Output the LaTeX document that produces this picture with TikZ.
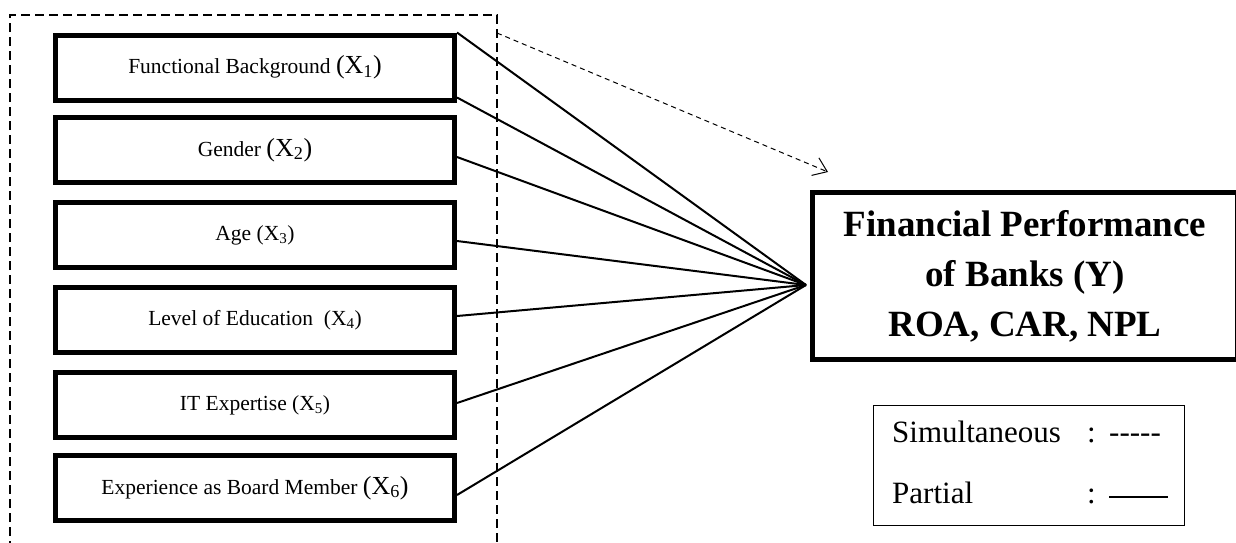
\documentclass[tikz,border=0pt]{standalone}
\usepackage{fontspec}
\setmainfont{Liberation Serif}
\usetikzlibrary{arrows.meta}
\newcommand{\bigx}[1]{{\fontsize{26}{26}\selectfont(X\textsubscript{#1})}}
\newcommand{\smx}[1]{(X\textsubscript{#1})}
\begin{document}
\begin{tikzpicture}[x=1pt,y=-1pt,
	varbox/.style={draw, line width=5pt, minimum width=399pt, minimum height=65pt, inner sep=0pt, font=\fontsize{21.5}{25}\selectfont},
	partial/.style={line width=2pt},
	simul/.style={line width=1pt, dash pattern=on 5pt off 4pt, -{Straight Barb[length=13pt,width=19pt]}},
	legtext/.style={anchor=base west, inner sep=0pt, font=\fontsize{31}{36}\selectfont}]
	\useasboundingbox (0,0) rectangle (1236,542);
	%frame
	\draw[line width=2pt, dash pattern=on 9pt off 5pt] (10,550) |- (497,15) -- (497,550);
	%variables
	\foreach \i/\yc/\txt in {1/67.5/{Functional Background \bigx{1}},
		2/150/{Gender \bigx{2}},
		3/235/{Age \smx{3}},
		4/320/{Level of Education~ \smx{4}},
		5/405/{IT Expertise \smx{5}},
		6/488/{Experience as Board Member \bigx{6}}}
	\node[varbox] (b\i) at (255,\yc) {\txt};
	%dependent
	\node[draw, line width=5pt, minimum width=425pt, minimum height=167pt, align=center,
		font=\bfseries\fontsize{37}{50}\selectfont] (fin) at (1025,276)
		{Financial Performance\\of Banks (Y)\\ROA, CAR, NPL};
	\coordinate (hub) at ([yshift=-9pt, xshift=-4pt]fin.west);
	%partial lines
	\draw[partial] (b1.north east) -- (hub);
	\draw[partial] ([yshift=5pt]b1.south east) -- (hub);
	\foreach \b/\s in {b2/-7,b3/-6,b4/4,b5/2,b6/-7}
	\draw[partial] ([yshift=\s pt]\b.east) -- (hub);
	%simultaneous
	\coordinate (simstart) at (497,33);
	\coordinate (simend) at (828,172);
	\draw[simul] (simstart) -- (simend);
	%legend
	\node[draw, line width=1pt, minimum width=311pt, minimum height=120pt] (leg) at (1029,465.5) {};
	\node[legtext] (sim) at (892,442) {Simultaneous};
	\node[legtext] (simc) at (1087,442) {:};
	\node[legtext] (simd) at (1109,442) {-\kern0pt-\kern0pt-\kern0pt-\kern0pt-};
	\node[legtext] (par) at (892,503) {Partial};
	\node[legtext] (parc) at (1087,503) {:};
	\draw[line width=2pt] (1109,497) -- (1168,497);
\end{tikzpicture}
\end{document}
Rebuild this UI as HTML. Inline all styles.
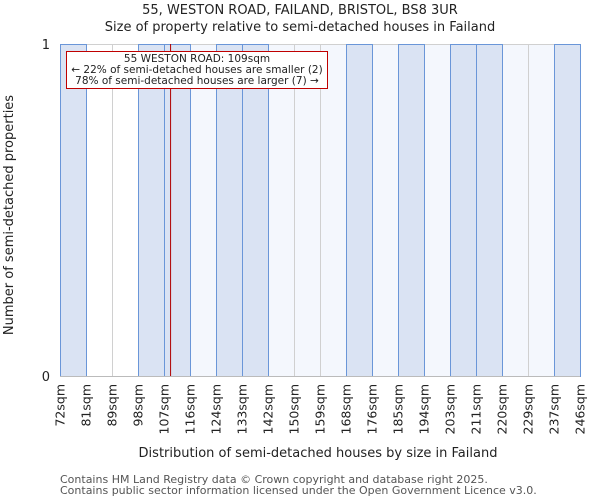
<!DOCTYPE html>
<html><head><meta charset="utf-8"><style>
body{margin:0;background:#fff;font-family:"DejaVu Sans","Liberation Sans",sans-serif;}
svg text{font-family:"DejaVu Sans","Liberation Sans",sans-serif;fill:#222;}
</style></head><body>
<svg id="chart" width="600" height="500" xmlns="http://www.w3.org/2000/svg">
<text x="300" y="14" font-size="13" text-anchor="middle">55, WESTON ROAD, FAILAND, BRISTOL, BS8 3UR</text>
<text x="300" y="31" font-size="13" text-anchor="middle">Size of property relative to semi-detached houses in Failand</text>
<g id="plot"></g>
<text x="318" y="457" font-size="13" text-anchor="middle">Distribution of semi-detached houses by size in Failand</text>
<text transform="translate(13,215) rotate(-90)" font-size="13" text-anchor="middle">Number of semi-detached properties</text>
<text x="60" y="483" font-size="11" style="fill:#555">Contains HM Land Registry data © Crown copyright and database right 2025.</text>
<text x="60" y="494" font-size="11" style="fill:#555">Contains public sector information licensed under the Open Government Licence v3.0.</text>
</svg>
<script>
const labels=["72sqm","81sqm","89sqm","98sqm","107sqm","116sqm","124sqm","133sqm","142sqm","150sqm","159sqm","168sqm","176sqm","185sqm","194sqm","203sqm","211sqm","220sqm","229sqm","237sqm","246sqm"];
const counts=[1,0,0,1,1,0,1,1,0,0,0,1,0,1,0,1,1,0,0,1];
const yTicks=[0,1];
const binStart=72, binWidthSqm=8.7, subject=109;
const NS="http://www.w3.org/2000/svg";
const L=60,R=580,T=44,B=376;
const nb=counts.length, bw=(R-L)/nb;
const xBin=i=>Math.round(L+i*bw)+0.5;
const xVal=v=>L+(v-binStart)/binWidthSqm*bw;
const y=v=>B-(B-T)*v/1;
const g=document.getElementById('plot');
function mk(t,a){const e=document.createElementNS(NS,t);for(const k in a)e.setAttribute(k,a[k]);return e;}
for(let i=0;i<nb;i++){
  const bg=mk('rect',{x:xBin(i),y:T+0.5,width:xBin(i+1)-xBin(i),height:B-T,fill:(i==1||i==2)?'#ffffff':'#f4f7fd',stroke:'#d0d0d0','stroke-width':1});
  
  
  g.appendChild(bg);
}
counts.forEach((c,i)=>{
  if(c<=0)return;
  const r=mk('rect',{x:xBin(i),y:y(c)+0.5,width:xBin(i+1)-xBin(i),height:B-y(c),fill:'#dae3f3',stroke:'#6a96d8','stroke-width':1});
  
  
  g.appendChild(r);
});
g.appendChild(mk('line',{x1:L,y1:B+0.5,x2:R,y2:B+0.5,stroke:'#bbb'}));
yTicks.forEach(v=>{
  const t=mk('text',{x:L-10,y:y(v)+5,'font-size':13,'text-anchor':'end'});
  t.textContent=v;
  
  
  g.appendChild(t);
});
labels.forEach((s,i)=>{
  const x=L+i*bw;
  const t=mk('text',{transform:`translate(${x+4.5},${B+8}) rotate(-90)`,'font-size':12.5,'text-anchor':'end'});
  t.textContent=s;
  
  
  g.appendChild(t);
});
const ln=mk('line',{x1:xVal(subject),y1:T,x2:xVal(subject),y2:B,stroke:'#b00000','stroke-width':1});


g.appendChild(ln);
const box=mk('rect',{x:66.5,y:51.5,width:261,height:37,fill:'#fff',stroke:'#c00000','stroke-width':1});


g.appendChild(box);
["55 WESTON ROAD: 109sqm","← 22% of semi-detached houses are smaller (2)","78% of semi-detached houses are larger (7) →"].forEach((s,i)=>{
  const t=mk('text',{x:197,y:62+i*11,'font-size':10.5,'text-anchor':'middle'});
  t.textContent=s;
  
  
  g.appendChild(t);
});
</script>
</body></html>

++++++++++++++++++++

== TASK OBJECTIVE ==
Make a verbatim copy of all the entries and strip out the pictures.

== FULL ANSWER ==
Output the LaTeX document that produces this picture with TikZ.
\documentclass[tikz,border=0pt]{standalone}
\usepackage{fontspec}
\setmainfont{Liberation Serif}
\usetikzlibrary{arrows.meta}
\newcommand{\bigx}[1]{{\fontsize{26}{26}\selectfont(X\textsubscript{#1})}}
\newcommand{\smx}[1]{(X\textsubscript{#1})}
\begin{document}
\begin{tikzpicture}[x=1pt,y=-1pt,
	varbox/.style={draw, line width=5pt, minimum width=399pt, minimum height=65pt, inner sep=0pt, font=\fontsize{21.5}{25}\selectfont},
	partial/.style={line width=2pt},
	simul/.style={line width=1pt, dash pattern=on 5pt off 4pt, -{Straight Barb[length=13pt,width=19pt]}},
	legtext/.style={anchor=base west, inner sep=0pt, font=\fontsize{31}{36}\selectfont}]
	\useasboundingbox (0,0) rectangle (1236,542);
	%frame
	\draw[line width=2pt, dash pattern=on 9pt off 5pt] (10,550) |- (497,15) -- (497,550);
	%variables
	\foreach \i/\yc/\txt in {1/67.5/{Functional Background \bigx{1}},
		2/150/{Gender \bigx{2}},
		3/235/{Age \smx{3}},
		4/320/{Level of Education~ \smx{4}},
		5/405/{IT Expertise \smx{5}},
		6/488/{Experience as Board Member \bigx{6}}}
	\node[varbox] (b\i) at (255,\yc) {\txt};
	%dependent
	\node[draw, line width=5pt, minimum width=425pt, minimum height=167pt, align=center,
		font=\bfseries\fontsize{37}{50}\selectfont] (fin) at (1025,276)
		{Financial Performance\\of Banks (Y)\\ROA, CAR, NPL};
	\coordinate (hub) at ([yshift=-9pt, xshift=-4pt]fin.west);
	%partial lines
	\draw[partial] (b1.north east) -- (hub);
	\draw[partial] ([yshift=5pt]b1.south east) -- (hub);
	\foreach \b/\s in {b2/-7,b3/-6,b4/4,b5/2,b6/-7}
	\draw[partial] ([yshift=\s pt]\b.east) -- (hub);
	%simultaneous
	\coordinate (simstart) at (497,33);
	\coordinate (simend) at (828,172);
	\draw[simul] (simstart) -- (simend);
	%legend
	\node[draw, line width=1pt, minimum width=311pt, minimum height=120pt] (leg) at (1029,465.5) {};
	\node[legtext] (sim) at (892,442) {Simultaneous};
	\node[legtext] (simc) at (1087,442) {:};
	\node[legtext] (simd) at (1109,442) {-\kern0pt-\kern0pt-\kern0pt-\kern0pt-};
	\node[legtext] (par) at (892,503) {Partial};
	\node[legtext] (parc) at (1087,503) {:};
	\draw[line width=2pt] (1109,497) -- (1168,497);
\end{tikzpicture}
\end{document}
Rebuild this UI as HTML. Inline all styles.
<!DOCTYPE html>
<html><head><meta charset="utf-8"><style>
body{margin:0;background:#fff;font-family:"DejaVu Sans","Liberation Sans",sans-serif;}
svg text{font-family:"DejaVu Sans","Liberation Sans",sans-serif;fill:#222;}
</style></head><body>
<svg id="chart" width="600" height="500" xmlns="http://www.w3.org/2000/svg">
<text x="300" y="14" font-size="13" text-anchor="middle">55, WESTON ROAD, FAILAND, BRISTOL, BS8 3UR</text>
<text x="300" y="31" font-size="13" text-anchor="middle">Size of property relative to semi-detached houses in Failand</text>
<g id="plot"></g>
<text x="318" y="457" font-size="13" text-anchor="middle">Distribution of semi-detached houses by size in Failand</text>
<text transform="translate(13,215) rotate(-90)" font-size="13" text-anchor="middle">Number of semi-detached properties</text>
<text x="60" y="483" font-size="11" style="fill:#555">Contains HM Land Registry data © Crown copyright and database right 2025.</text>
<text x="60" y="494" font-size="11" style="fill:#555">Contains public sector information licensed under the Open Government Licence v3.0.</text>
</svg>
<script>
const labels=["72sqm","81sqm","89sqm","98sqm","107sqm","116sqm","124sqm","133sqm","142sqm","150sqm","159sqm","168sqm","176sqm","185sqm","194sqm","203sqm","211sqm","220sqm","229sqm","237sqm","246sqm"];
const counts=[1,0,0,1,1,0,1,1,0,0,0,1,0,1,0,1,1,0,0,1];
const yTicks=[0,1];
const binStart=72, binWidthSqm=8.7, subject=109;
const NS="http://www.w3.org/2000/svg";
const L=60,R=580,T=44,B=376;
const nb=counts.length, bw=(R-L)/nb;
const xBin=i=>Math.round(L+i*bw)+0.5;
const xVal=v=>L+(v-binStart)/binWidthSqm*bw;
const y=v=>B-(B-T)*v/1;
const g=document.getElementById('plot');
function mk(t,a){const e=document.createElementNS(NS,t);for(const k in a)e.setAttribute(k,a[k]);return e;}
for(let i=0;i<nb;i++){
  const bg=mk('rect',{x:xBin(i),y:T+0.5,width:xBin(i+1)-xBin(i),height:B-T,fill:(i==1||i==2)?'#ffffff':'#f4f7fd',stroke:'#d0d0d0','stroke-width':1});
  
  
  g.appendChild(bg);
}
counts.forEach((c,i)=>{
  if(c<=0)return;
  const r=mk('rect',{x:xBin(i),y:y(c)+0.5,width:xBin(i+1)-xBin(i),height:B-y(c),fill:'#dae3f3',stroke:'#6a96d8','stroke-width':1});
  
  
  g.appendChild(r);
});
g.appendChild(mk('line',{x1:L,y1:B+0.5,x2:R,y2:B+0.5,stroke:'#bbb'}));
yTicks.forEach(v=>{
  const t=mk('text',{x:L-10,y:y(v)+5,'font-size':13,'text-anchor':'end'});
  t.textContent=v;
  
  
  g.appendChild(t);
});
labels.forEach((s,i)=>{
  const x=L+i*bw;
  const t=mk('text',{transform:`translate(${x+4.5},${B+8}) rotate(-90)`,'font-size':12.5,'text-anchor':'end'});
  t.textContent=s;
  
  
  g.appendChild(t);
});
const ln=mk('line',{x1:xVal(subject),y1:T,x2:xVal(subject),y2:B,stroke:'#b00000','stroke-width':1});


g.appendChild(ln);
const box=mk('rect',{x:66.5,y:51.5,width:261,height:37,fill:'#fff',stroke:'#c00000','stroke-width':1});


g.appendChild(box);
["55 WESTON ROAD: 109sqm","← 22% of semi-detached houses are smaller (2)","78% of semi-detached houses are larger (7) →"].forEach((s,i)=>{
  const t=mk('text',{x:197,y:62+i*11,'font-size':10.5,'text-anchor':'middle'});
  t.textContent=s;
  
  
  g.appendChild(t);
});
</script>
</body></html>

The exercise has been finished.